Our ESPP program is very generous and I am grateful for it. On November 30th, our share price was about ~46% higher than the FMV at the start of the offering period. I then got an additional 15% discount on the offering period price. So that explains the hefty $18645 in the graph above.
Now let’s turn our attention to how the markets treated us this month.
Combining our new investments and market growth our NW went up by $43,229 this month.
And guess what made me happier than this giant bump to our NW? Being featured on RockStar Finance. Knowing that people were reading what I wrote, people from countries all over the world, well, that was the highlight of my month.
The financial independence plan vs. reality
So, how are we doing with respect to the Plan?
According to the Plan, we need to save $20,000 by the end of 2016 (starting in October 2016). Last month we saved $19,516.63. Add to that the $34,993 we saved this month, and we’ve crushed that goal.

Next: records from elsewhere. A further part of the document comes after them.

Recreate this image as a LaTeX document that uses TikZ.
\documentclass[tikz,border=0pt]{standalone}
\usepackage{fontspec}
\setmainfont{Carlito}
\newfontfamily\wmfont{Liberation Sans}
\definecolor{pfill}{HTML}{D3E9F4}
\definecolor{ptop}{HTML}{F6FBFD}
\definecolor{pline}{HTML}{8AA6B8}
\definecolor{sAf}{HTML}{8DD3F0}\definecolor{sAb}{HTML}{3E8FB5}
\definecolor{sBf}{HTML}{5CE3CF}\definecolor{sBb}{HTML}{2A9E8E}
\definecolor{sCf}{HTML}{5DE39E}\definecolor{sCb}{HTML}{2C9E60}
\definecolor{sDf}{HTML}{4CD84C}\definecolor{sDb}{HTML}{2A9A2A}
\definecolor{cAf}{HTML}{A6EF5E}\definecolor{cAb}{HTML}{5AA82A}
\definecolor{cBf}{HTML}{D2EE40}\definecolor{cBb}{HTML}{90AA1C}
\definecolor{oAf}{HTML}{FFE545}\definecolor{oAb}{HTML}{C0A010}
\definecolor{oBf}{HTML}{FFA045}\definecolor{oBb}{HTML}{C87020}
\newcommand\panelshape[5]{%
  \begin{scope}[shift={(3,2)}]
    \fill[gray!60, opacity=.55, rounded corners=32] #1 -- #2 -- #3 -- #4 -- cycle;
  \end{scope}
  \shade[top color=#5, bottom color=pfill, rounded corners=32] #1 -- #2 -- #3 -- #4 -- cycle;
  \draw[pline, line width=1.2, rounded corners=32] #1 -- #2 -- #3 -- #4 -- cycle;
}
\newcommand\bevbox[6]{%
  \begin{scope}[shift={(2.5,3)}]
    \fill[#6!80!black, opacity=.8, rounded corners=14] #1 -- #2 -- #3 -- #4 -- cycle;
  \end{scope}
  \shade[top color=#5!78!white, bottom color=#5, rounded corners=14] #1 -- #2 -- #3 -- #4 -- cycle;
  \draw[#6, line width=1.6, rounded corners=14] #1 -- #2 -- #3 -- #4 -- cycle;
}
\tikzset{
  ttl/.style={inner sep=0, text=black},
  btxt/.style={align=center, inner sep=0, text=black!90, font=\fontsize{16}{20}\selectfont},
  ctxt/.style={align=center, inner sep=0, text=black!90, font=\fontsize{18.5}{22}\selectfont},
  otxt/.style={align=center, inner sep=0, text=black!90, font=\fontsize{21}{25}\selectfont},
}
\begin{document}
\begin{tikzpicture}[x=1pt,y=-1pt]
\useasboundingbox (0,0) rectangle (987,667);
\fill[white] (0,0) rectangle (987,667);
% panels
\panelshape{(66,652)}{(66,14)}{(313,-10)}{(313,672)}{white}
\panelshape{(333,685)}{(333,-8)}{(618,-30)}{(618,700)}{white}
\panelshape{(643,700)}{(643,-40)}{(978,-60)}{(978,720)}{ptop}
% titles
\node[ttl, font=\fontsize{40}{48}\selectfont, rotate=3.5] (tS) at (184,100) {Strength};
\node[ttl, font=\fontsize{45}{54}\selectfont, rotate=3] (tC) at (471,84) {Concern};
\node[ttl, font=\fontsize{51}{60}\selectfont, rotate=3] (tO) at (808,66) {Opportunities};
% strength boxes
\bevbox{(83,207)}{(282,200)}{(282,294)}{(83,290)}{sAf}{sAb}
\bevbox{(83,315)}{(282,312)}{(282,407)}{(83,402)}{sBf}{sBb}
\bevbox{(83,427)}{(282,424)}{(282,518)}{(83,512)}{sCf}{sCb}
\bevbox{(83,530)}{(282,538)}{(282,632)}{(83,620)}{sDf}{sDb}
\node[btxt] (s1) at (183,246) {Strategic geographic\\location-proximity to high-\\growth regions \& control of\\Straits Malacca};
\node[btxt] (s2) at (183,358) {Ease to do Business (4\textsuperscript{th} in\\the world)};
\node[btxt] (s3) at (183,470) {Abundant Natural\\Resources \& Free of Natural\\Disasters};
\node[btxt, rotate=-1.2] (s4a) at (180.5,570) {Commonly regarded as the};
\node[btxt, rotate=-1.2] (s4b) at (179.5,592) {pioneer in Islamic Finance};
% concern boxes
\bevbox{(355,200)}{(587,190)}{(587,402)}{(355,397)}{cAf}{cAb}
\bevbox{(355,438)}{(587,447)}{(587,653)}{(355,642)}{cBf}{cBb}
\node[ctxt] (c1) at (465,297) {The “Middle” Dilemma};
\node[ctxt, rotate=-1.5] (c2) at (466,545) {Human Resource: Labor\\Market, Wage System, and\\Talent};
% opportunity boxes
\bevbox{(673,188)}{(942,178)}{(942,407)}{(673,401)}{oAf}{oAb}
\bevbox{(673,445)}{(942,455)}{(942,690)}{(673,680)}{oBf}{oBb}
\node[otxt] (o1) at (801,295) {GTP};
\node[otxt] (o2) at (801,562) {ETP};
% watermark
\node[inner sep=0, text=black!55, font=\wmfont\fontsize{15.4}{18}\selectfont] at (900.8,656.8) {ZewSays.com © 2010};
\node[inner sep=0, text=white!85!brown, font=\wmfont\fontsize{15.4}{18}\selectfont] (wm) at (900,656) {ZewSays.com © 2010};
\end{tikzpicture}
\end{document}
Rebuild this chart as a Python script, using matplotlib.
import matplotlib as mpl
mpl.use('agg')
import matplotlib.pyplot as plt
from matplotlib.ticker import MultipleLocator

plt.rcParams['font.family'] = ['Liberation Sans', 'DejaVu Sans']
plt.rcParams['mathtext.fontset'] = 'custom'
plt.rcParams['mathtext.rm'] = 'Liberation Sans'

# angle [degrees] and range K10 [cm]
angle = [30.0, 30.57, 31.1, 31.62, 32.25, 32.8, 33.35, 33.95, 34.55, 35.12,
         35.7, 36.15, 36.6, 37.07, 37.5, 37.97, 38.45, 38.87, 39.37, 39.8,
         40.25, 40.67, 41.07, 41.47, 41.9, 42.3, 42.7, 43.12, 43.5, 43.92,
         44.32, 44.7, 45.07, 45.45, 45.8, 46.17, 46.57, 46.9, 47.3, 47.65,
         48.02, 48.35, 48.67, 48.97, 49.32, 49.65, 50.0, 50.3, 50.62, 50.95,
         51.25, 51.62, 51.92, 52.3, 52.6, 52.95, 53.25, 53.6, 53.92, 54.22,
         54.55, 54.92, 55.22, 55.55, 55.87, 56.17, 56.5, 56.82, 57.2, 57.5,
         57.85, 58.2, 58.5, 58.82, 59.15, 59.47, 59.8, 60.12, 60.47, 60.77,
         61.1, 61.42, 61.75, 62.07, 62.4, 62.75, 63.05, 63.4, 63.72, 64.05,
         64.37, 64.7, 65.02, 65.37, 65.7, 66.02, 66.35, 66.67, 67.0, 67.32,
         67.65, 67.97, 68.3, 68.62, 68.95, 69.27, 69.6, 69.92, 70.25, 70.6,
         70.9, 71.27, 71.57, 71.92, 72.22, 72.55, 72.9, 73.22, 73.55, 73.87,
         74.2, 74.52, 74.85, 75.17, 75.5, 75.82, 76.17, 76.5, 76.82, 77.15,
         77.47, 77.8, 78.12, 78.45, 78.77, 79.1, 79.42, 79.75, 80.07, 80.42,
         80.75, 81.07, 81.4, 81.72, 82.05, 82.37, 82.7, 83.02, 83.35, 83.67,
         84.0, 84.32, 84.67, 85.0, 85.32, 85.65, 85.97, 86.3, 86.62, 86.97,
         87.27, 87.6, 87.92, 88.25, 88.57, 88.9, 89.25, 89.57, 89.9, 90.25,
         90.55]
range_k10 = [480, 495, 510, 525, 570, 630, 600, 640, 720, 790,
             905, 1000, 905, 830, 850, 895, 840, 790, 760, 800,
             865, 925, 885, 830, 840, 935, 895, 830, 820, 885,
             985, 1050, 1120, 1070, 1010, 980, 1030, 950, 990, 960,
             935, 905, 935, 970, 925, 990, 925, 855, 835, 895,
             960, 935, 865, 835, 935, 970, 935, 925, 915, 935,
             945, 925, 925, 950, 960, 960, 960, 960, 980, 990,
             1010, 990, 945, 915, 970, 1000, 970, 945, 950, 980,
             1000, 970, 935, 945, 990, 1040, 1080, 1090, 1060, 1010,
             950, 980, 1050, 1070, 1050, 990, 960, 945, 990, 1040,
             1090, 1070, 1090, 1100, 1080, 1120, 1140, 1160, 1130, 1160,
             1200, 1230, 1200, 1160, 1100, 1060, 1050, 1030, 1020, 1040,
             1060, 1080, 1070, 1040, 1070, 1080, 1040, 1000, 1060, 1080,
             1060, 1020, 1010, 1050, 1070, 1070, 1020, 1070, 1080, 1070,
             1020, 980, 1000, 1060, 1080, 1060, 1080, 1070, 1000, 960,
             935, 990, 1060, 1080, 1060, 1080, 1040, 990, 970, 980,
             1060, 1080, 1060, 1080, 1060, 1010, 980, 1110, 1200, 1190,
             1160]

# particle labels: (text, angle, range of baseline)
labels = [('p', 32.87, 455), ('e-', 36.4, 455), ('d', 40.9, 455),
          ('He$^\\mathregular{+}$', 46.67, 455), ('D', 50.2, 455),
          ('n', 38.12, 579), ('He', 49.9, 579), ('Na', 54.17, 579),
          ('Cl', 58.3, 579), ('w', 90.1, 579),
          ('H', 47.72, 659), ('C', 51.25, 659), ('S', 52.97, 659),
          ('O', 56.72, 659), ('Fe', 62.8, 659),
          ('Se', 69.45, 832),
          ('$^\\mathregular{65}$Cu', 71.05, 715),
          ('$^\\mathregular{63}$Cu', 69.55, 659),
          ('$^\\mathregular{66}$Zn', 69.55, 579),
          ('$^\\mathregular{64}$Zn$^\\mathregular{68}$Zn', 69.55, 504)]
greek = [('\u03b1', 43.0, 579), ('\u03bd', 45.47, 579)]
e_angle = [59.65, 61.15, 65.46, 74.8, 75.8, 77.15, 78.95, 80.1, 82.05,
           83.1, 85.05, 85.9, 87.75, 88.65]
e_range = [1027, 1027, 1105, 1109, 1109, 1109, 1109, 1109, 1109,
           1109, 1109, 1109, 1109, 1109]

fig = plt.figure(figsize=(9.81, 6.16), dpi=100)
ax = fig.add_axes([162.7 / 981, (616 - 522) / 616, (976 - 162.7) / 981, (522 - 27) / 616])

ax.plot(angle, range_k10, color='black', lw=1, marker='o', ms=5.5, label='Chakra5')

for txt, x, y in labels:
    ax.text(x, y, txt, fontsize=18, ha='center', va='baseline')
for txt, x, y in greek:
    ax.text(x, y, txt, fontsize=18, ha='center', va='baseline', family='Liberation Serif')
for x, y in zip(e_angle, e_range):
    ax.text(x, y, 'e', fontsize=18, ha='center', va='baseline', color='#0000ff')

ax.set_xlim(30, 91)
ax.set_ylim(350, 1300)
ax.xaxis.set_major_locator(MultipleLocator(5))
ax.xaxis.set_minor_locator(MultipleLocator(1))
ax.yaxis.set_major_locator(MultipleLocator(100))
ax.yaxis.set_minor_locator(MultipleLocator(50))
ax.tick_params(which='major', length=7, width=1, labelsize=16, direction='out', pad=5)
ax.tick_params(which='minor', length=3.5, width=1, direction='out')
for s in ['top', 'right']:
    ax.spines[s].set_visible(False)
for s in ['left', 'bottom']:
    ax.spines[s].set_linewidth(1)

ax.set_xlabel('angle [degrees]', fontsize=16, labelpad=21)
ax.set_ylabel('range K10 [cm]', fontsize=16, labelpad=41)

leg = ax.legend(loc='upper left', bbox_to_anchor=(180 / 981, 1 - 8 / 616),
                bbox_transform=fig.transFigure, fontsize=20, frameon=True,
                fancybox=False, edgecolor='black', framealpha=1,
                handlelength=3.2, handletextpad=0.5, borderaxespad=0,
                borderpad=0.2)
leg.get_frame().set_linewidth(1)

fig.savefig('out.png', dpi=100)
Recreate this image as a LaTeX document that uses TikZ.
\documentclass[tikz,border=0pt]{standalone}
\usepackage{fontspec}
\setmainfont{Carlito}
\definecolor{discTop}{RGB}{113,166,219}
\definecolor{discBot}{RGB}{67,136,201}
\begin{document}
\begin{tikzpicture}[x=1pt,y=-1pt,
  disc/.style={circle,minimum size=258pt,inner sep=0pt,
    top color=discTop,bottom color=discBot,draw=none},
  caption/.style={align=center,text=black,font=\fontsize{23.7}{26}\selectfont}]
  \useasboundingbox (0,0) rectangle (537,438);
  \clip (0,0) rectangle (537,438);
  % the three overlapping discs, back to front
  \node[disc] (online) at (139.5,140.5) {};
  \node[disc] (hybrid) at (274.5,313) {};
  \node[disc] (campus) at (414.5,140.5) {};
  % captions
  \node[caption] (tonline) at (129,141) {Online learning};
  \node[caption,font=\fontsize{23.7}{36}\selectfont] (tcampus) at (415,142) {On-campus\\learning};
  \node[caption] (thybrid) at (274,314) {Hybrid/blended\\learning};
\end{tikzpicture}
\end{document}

Did I set us a too-easy goal just so that I could crush it publicly on this blog and then, displaying very little in the way of good taste, dance on its graveyard? Did I set this up so that I would look like a financial superhero? It may look that way, but no, that isn’t what happened. These are the factors that I didn’t take into account when I made the Plan for 2016:
- We got a tax refund in October that I wasn’t expecting.
- Mr. BITA got a spot bonus that we weren’t expecting.
- (whispering) I…um… forgot about ESPP when I made the plan.
I: What? What was that that you mumbled quietly to yourself there Mrs. BITA? Want to share with the class?
Me: I forgot. Ok. I just clean forgot. The laughter and mocking may commence now.
I: You can’t be the author of a personal finance blog and ‘forget’ to plan for ESPPs.
Me: Who is going to stop me? You? I’m blogging right now.
I: Stop it!
Me: Blog blog blog.
I: You can be a real dick sometimes Mrs. BITA.
- We owe taxes on the ESPP sale, and on the other stock sale that we executed in September, so these savings numbers are somewhat exaggerated.
Financial independence status: On Track. Wheeeeeee.